Injil Yohanes mengajarkan bahwa tubuh Yesus, pribadi-Nya yang menjadi daging, adalah sumber hidup mistik dan pengetahuan  baru mengenai Allah. Hidup ini bukanlah pelarian dari dunia derita  dan kebendaan melainkan perutusan masuk ke dalamnya, untuk mencintai manusia sebagaimana Yesus mencintai mereka.

Lalu apakah pesan penting Injil Yohanes untuk kepemimpinan kristiani? Injil ini ditutup dengan pertanyaan Yesus sebelum mengangkat Petrus menjadi gembala. ”Simon, anak Yohanes, apakah engkau mengasihi Aku?” Ia bertanya lagi, “Apakah engkau mengasihi Aku?” dan mengajukan pertanyaan yang sama untuk ketiga kalinya. Kita perlu memahami pertanyaan itu sebagai inti dari seluruh pelayanan kristiani kita. Sebab, pertanyaan ini justru dapat membuat kita tidak relevan sekaligus sungguh percaya diri.

Dunia tidak memberi perhatian kepada Yesus. Ia disalibkan dan tersingkir. Presan kasih yang Ia wartakan ditolak oleh dunia yang memuja kekuasaan, efisiensi, dan memegang kendali. Yesus yang ditolak, tak dikenal dan terluka ini setelah bangkit hanya bertanya, ”Apakah engkau mengasihi Aku, apakah engkau sungguh mengasihi Aku?” Yesus yang keprihatinan satu-satunya adalah mewartakan kasih Allah yang tanpa syarat, hanya mempunyai satu peryanyaan, ”Apakah engaku mengasihi Aku?”

Dengan kata lain, pertanyaan itu dapat dikemukakan: Apakah engkau mengenal Allah yang telah menjelma menjadi manusia? Dalam dunia kita yang ditandai kesepian dan keputusasaan, sangatlan dibutuhkan orang-orang yang mengenal hati Allah, hati yang mengampuni, yang memperhatikan, yang mengundang orang untuk datang dan menyembuhkan.
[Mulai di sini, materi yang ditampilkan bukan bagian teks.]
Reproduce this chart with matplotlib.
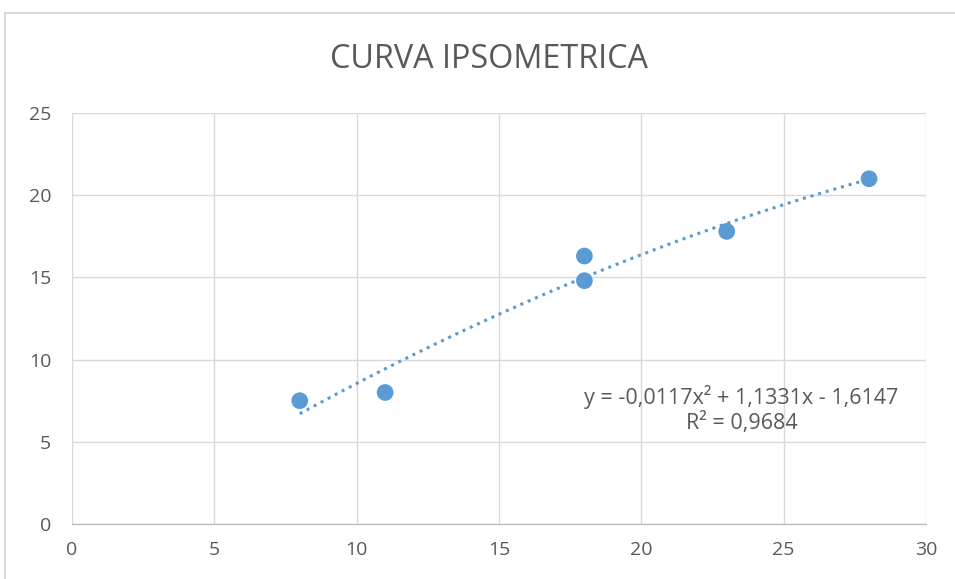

Dalam hati itu tidak ada kecurigaan, pembalasan, dendam atau sedikit pun rasa benci. Hati Allah adalah hati yang hanya mau memberikan kasih dan menerima kasih sebagai balasannya. Hati itu sangat menderita karena melihat betapa hebat penderitaan manusia dan daya tolaknya untuk mempercayakan diri kepada Allah yang mau menawarkan penghiburan dan harapan.

Yesus tidak hanya melibatkan diri untuk menyembuhkan orang dan menjalankan keadilan. Ia menawarkan kasih, kepercayaan, dan persahabatan-Nya kepada setiap orang. Ia menyatakan kepada setiap orang, betapa indah dan bernilainya mereka dan betapa mereka dicintai Allah. Apalagi yang terpanggil sebagai murid-muid-Nya, menjadi keniscayaan untuk meyakini sebagai yang dikasihi-Nya. Ini juga kebutuhan yang paling dalam yang ada di hati orang.